The National Research University Higher School of Economics, Russia
The well-known Hungarian artist Bela Uitz arrived in Moscow for the first time in 1921. At the time, he was interested in socialism and Modernism. Uitz quickly became acquainted with the artists supported by the critics from the journal “Lef”, including Aleksandr Rodchenko, Varvara Stepanova, and Gustav Klucis. After this trip, Uitz completed two important paintings, which broke with his usual figurative style. The first is entitled “Icon Analysis” (1922), and the second “Struggle” (1922). The forms of the canvases of these works covered with flying squares and circles and painted with bright colors are similar to the surfaces of the pre-revolutionary futurist paintings. The first part of this presentation demonstrates that these works do not represent a complete turn toward futurism, but rather constitute a short experiment with futurist forms and the theory of constructivism, as it had been developed in Moscow in 1921.

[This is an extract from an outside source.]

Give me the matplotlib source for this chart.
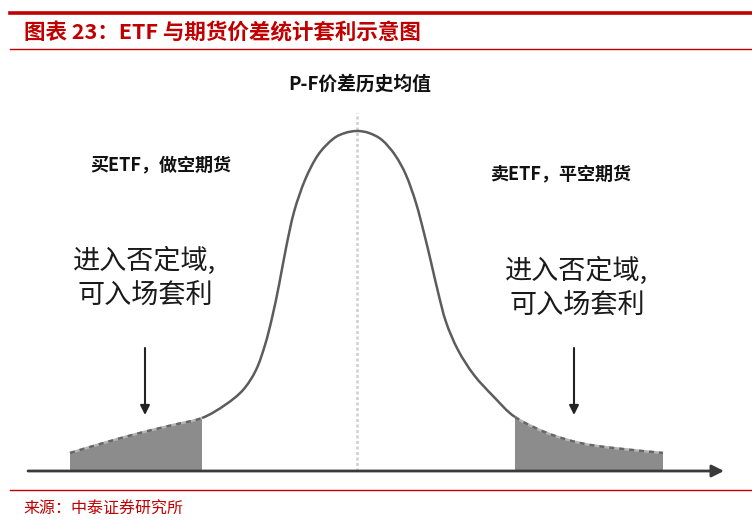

For Uitz, the most important problem of socialist art was the problem of perspective. When these works are compared with his other paintings from the early 1920s, they indicate that Uitz was working to find a way to open for the spectator paths for new ways of perceiving the material world. Documents from his personal archive, as well as from the archive of the October Association show that in his view, as an artist and a theorist, the perception of the material world is always located within the beholder, as a part of his physical organism. Therefore, the figure always remained the center of his attention and the central subject of most of his paintings until the end of his life in 1972. In the second half of this presentation I demonstrate how Uitz, after moving to Moscow in 1926, tried to combine the constructivists and the futurists’ ideas about perspective in painting with his own understanding of the theories of perspective developed during the Renaissance, in order to create a new theory of monumental art and visual perspective for the new Soviet epoch.